Adam Jones looks at Mother’s Day from both sides now.

This year, he dispatched his usual array of purple roses to his mom, Andrea Bradley, and left a special gift for his wife, Audie, who has given him two sons over the past three years. The love will have to arrive by phone, because he’ll spend the day playing the Royals in Kansas City before flying off to Detroit for the final stop on the Orioles road trip.

This is not his first Mother’s Day with a wife and kids, but every year seems to provide a greater reminder of how much those two moms have impacted his life and how mothers in general impact the world.

“You see what sacrifices mothers have to make in terms of personal careers and personal goals and aspirations for the family,” Jones said, sitting in the dugout before Wednesday night’s game at Nationals Park. “My mother, she had to make sacrifices for me and my brothers, and my wife has to make sacrifices for our two kids. They’re not the only ones. I know plenty of friends have to halt their careers and ambitions for the betterment of their families and their kids. It shows how strong these women are and sometimes how weak the men can be.”

Jones is 31 years old. He’s more than a decade into a stellar professional baseball career and has grown up as a player right before our eyes. He’s a big, strong man with well-tested principles, but he’ll be the first to admit that you’re never too old to ask your mother for advice or lean on her in a tough situation.

So, when he was peppered with racial epithets during a game at Fenway Park in Boston two weeks ago, Bradley was an immediate resource as he dealt with the understandable anger and bitterness spawned by such an incident and tried to turn it into a teachable moment.
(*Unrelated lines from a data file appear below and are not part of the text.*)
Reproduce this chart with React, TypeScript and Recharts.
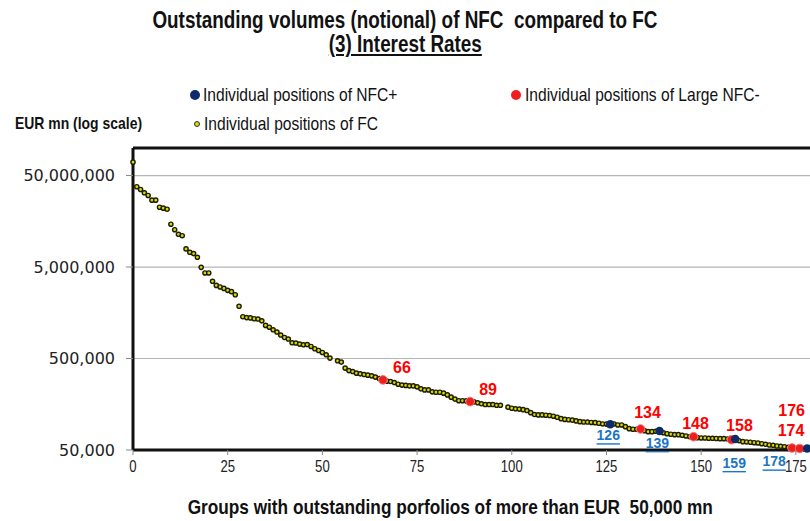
import { ScatterChart, Scatter, XAxis, YAxis, CartesianGrid, ReferenceLine } from "recharts";

const xTicks = [0, 25, 50, 75, 100, 125, 150, 175];
const yTicks = [50000, 500000, 5000000, 50000000];

// FC portfolio by rank (index = rank, null = no FC group at that rank)
const fcVolumes: (number | null)[] = [
  70000000, 37700000, 35200000, 32400000, 30300000, 26900000, 26900000, 22500000, 22000000, 21400000,
  14700000, 12800000, 11400000, 11000000, 7890000, 7240000, 7010000, 6390000, 4960000, 4310000,
  4310000, 3490000, 3150000, 3030000, 2920000, 2780000, 2690000, 2490000, 1860000, 1430000,
  1400000, 1390000, 1360000, 1350000, 1290000, 1150000, 1100000, 1030000, 973000, 902000,
  849000, 816000, 743000, 738000, 719000, 706000, 711000, 677000, 639000, 612000,
  582000, 549000, 505000, null, 472000, 457000, 393000, 369000, 360000, 346000,
  340000, 334000, 329000, 323000, 313000, 302000, null, 283000, 280000, 273000,
  262000, 256000, 254000, 251000, 251000, 245000, 233000, 227000, 227000, 216000,
  214000, 214000, 209000, 200000, 189000, 180000, 173000, 173000, 172000, null,
  168000, 164000, 160000, 157000, 157000, 157000, 154000, 154000, null, 147000,
  143000, 141000, 140000, 138000, 135000, 128000, 122000, 121000, 121000, 120000,
  119000, 117000, 114000, 110000, 108000, 107000, 106000, 104000, 102000, 101000,
  101000, 100000, 99500, 98000, 96300, 96000, null, 96300, 93900, 93900,
  90000, 85600, 84300, 84300, null, 81400, 79300, 79300, 80100, null,
  77300, 75400, 74300, 73600, 73600, 72400, 71200, 69900, null, 68200,
  67700, 67700, 67100, 67100, 66800, 66500, 66500, 66000, null, null,
  63200, 61700, 61200, 60800, 60100, 59700, 58600, 57700, 56700, 56300,
  55300, 54900, 54300, 53500, null, 52200, null, 51800, null,
];

const nfcPlusRanks = [126, 139, 159, 178];
const nfcPlusVolumes = [95600, 80700, 66000, 52000];

const largeNfcRanks = [66, 89, 134, 148, 158, 174, 176];
const largeNfcVolumes = [292000, 169000, 84900, 69900, 64800, 52600, 52000];

// where each rank label sits relative to its dot
const labelOffsets: Record<number, [number, number]> = {
  66: [19, -12],
  89: [18, -12],
  134: [7, -16],
  148: [2, -13],
  158: [8, -14],
  174: [-1, -17],
  176: [-8, -38],
  126: [-2, 11],
  139: [-2, 12],
  159: [-1, 24],
  178: [-33, 13],
};

const fcData = fcVolumes
  .map((v, i) => ({ rank: i, volume: v }))
  .filter((d) => d.volume !== null);
const nfcPlusData = nfcPlusRanks.map((r, i) => ({ rank: r, volume: nfcPlusVolumes[i] }));
const largeNfcData = largeNfcRanks.map((r, i) => ({ rank: r, volume: largeNfcVolumes[i] }));

const SANS = "'Liberation Sans', Arial, sans-serif";
const NARROW = 0.82;

// Arial Narrow look-alike: Liberation Sans squeezed horizontally
const Narrow = ({ children, style }: { children: any; style?: any }) => (
  <span style={{ display: "inline-block", transform: `scaleX(${NARROW})`, transformOrigin: "center", whiteSpace: "nowrap", ...style }}>
    {children}
  </span>
);

const XTick = (props: any) => (
  <g transform={`translate(${props.x},${props.y})`}>
    <text transform={`scale(${NARROW},1)`} textAnchor="middle" dy="0.71em" fill="#222" fontSize={16} fontFamily={SANS}>
      {props.payload.value}
    </text>
  </g>
);

const FcDot = (props: any) => (
  <circle cx={props.cx} cy={props.cy} r={2.1} fill="#d8d800" stroke="#1c1c00" strokeWidth={1.4} />
);

const RedDot = (props: any) => {
  const [dx, dy] = labelOffsets[props.payload.rank] || [0, -14];
  return (
    <g>
      <circle cx={props.cx} cy={props.cy} r={4.3} fill="#ef1e1e" stroke="#f57878" strokeWidth={1} />
      <text x={props.cx + dx} y={props.cy + dy} textAnchor="middle" dominantBaseline="central"
        fill="#ff0000" fontSize={16} fontWeight="bold" fontFamily={SANS}>
        {props.payload.rank}
      </text>
    </g>
  );
};

const BlueDot = (props: any) => {
  const [dx, dy] = labelOffsets[props.payload.rank] || [0, 12];
  return (
    <g>
      <circle cx={props.cx} cy={props.cy} r={4.3} fill="#0e2a68" />
      <text x={props.cx + dx} y={props.cy + dy} textAnchor="middle" dominantBaseline="central"
        fill="#1a75c8" fontSize={14} fontWeight="bold" textDecoration="underline" fontFamily={SANS}>
        {props.payload.rank}
      </text>
    </g>
  );
};

const abs = (left: number, top: number, extra: any = {}) => ({
  position: "absolute" as const, left, top, fontFamily: SANS, color: "#111", ...extra,
});

export default function App() {
  return (
    <div style={{ position: "fixed", left: 0, top: 0, width: 810, height: 521, overflow: "hidden", background: "#fff" }}>
      <div style={abs(5, 8, { width: 800, textAlign: "center", fontWeight: "bold", fontSize: 23, lineHeight: "24px" })}>
        <div><Narrow>Outstanding volumes (notional) of NFC&nbsp; compared to FC</Narrow></div>
        <div><Narrow style={{ textDecoration: "underline" }}>(3) Interest Rates</Narrow></div>
      </div>

      <div style={abs(190, 90, { width: 10, height: 10, borderRadius: 5, background: "#0e2a68" })} />
      <div style={abs(203, 84, { fontSize: 19, lineHeight: "22px" })}>
        <Narrow style={{ transformOrigin: "left center" }}>Individual positions of NFC+</Narrow>
      </div>
      <div style={abs(511, 90, { width: 10, height: 10, borderRadius: 5, background: "#ef1e1e" })} />
      <div style={abs(525, 84, { fontSize: 19, lineHeight: "22px" })}>
        <Narrow style={{ transformOrigin: "left center" }}>Individual positions of Large NFC-</Narrow>
      </div>
      <div style={abs(194, 121, { width: 4, height: 4, borderRadius: 3, background: "#d8d800", border: "1px solid #333" })} />
      <div style={abs(204, 113, { fontSize: 19, lineHeight: "22px" })}>
        <Narrow style={{ transformOrigin: "left center" }}>Individual positions of FC</Narrow>
      </div>
      <div style={abs(15, 114, { fontSize: 17, lineHeight: "20px", fontWeight: "bold" })}>
        <Narrow style={{ transformOrigin: "left center" }}>EUR mn (log scale)</Narrow>
      </div>

      <div style={abs(0, 495, { width: 900, textAlign: "center", fontWeight: "bold", fontSize: 21, lineHeight: "24px" })}>
        <Narrow>Groups with outstanding porfolios of more than EUR&nbsp; 50,000 mn</Narrow>
      </div>

      <div style={{ position: "absolute", left: 0, top: 0 }}>
        <ScatterChart width={815} height={521} margin={{ top: 148, right: 4, bottom: 41, left: 13 }}>
          <CartesianGrid vertical={false} stroke="#b5b5b5" strokeWidth={1.2} />
          <XAxis
            type="number"
            dataKey="rank"
            domain={[0, 179]}
            ticks={xTicks}
            height={30}
            tickSize={5}
            tickMargin={6}
            axisLine={{ stroke: "#111", strokeWidth: 3 }}
            tickLine={{ stroke: "#888" }}
            tick={<XTick />}
          />
          <YAxis
            type="number"
            dataKey="volume"
            scale="log"
            domain={[50000, 100000000]}
            ticks={yTicks}
            width={120}
            tickSize={7}
            tickMargin={11}
            axisLine={{ stroke: "#111", strokeWidth: 3 }}
            tickLine={{ stroke: "#888" }}
            tick={{ fill: "#222", fontSize: 16, fontFamily: "'DejaVu Sans', Verdana, sans-serif" }}
            tickFormatter={(v: number) => v.toLocaleString("en-US")}
          />
          <ReferenceLine y={100000000} stroke="#111" strokeWidth={3} />
          <Scatter data={fcData} shape={FcDot} isAnimationActive={false} />
          <Scatter data={largeNfcData} shape={RedDot} isAnimationActive={false} />
          <Scatter data={nfcPlusData} shape={BlueDot} isAnimationActive={false} />
        </ScatterChart>
      </div>
    </div>
  );
}
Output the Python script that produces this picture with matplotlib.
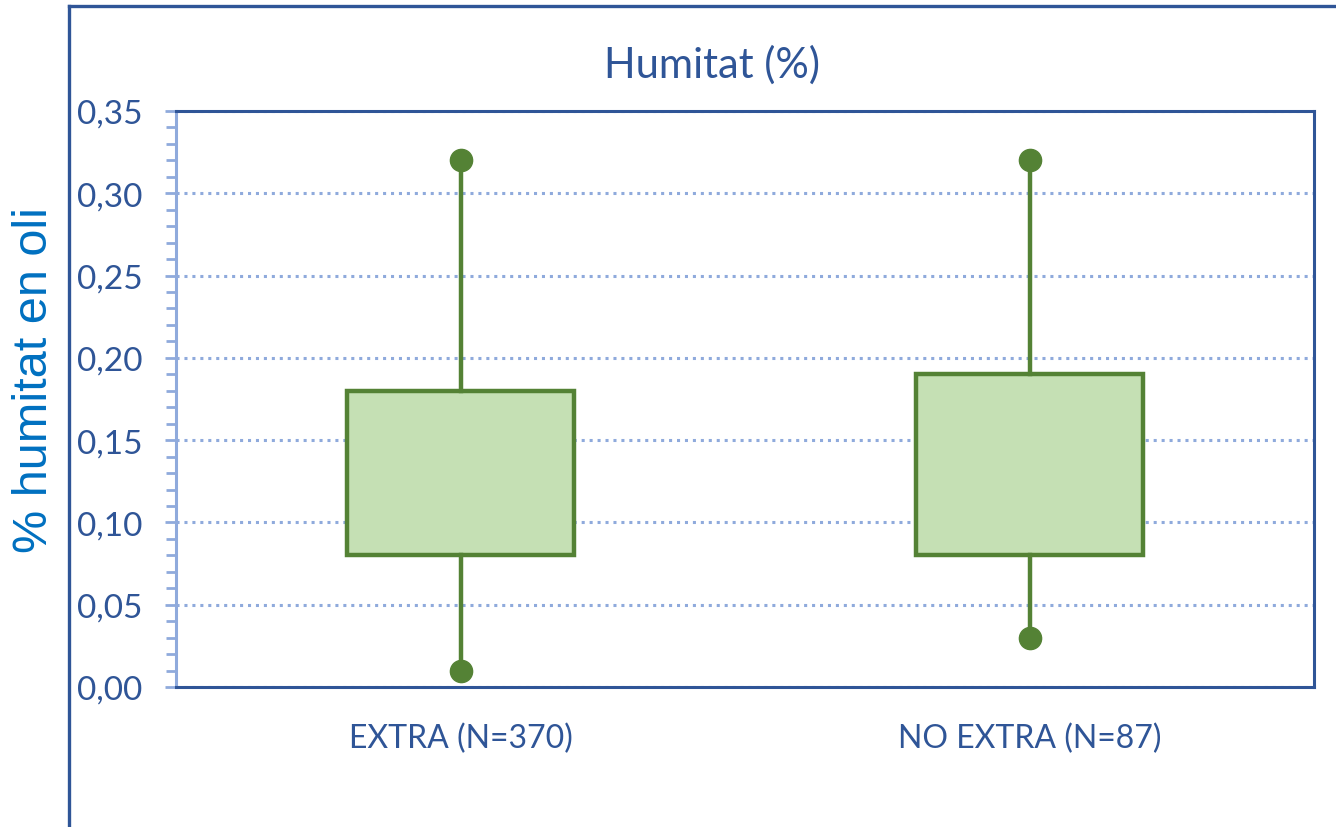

It certainly wasn’t the first time that Jones — or any other African-American professional athlete — has heard that kind of stuff from the stands, but it struck a nerve and Jones decided it was one of those times when he had to swing back.

“The recent events that occurred, she was a very good person to talk to in that regard as someone who has been living [a lot longer than me],” he said. “She’s just able to offer me some sort of peace of mind. She knows me better than most. She knows how my mind works. She knows how to guide me through it. I think the majority of the time I guide myself through it but it’s always good to have someone else understand your thought process going through those sorts of things.”

Don’t misunderstand. She’s a mom and she was just as angry as Adam when she heard what happened — maybe more.

“Always ... 100 percent, she was angry,” Jones said. “Being around the game, she knows that kind of stuff doesn’t belong in this game. But in the same breath, she also knows that it’s understandable because she has her eyes wide open. She’s not dumb to the fact that these things do happen. It’s like we calmed each other down.”

Jones laughed when he was asked if — after all that — the only thing he was going to send his mom this year was a nice flower arrangement. Clearly, there’s a bigger picture.

“I generally just send her flowers,” he said. “The woman has just about anything she could possibly want. She’s a very spoiled woman. Don’t let her tell you anything different. She’s spoiled absolutely rotten. It’s awesome I’m able to do that.

“I give her something purple because that’s her favorite color. Just some nice purple roses. She appreciates that. I think Mother’s Day and her birthday tend to happen once or twice a month these days. It’s starting to catch up.”

Obviously, Audie Jones also gets the royal treatment. Adam said his perspective on motherhood has expanded and matured as he has watched her bring two sons into the world and raise them while he works in a profession that takes him away from home so much.

“You’ve got to honor your wives,” Jones said. “The Lord says you must relinquish all family and all that stuff for your wife. Obviously, my mother is one of the most important women in my life. My wife has not necessarily taken full reins of it, but obviously has a strong hold on me and a lot of control. My day-to-day life is my wife and my two kids.

“My wife will be getting a very, very good gift this year, but it seems like Mother’s Day and her birthday seem to be coming once or twice every month also. What’s up with this? Nobody told me this is how it works when you get older.”

If you’re waiting for a stream of nostalgic anecdotes about Bradley hovering over Jones while he played youth basketball and baseball, you’ll be disappointed. Jones points to his older brother as his major athletic influence and says his parents were too busy trying to keep up with the bills to attend many of his athletic events.

“The sacrifices that they make, you’ve got to respect it,” he said. “Sometimes you don’t always agree with it. Of course, I would have loved for my mom to be at all of my games as a kid like other people’s parents, but she was doing her thing and she made the sacrifices that enabled me to have food on the table so I could be big and strong to play those games — keeping the lights on and cable and all those things that some people take for granted.

“I tip my cap to my parents for keeping the lights on so me and my brothers could run up the bill. Having food available all the time so we could eat it all. Until you get older, you don’t appreciate the little things.”

Pressed for the most important thing his mom impressed upon him while he was growing up and growing into a major league superstar, Jones said it was pretty simple.

“She just always told me to be me, to be myself,” Jones said. “So far, it has worked.”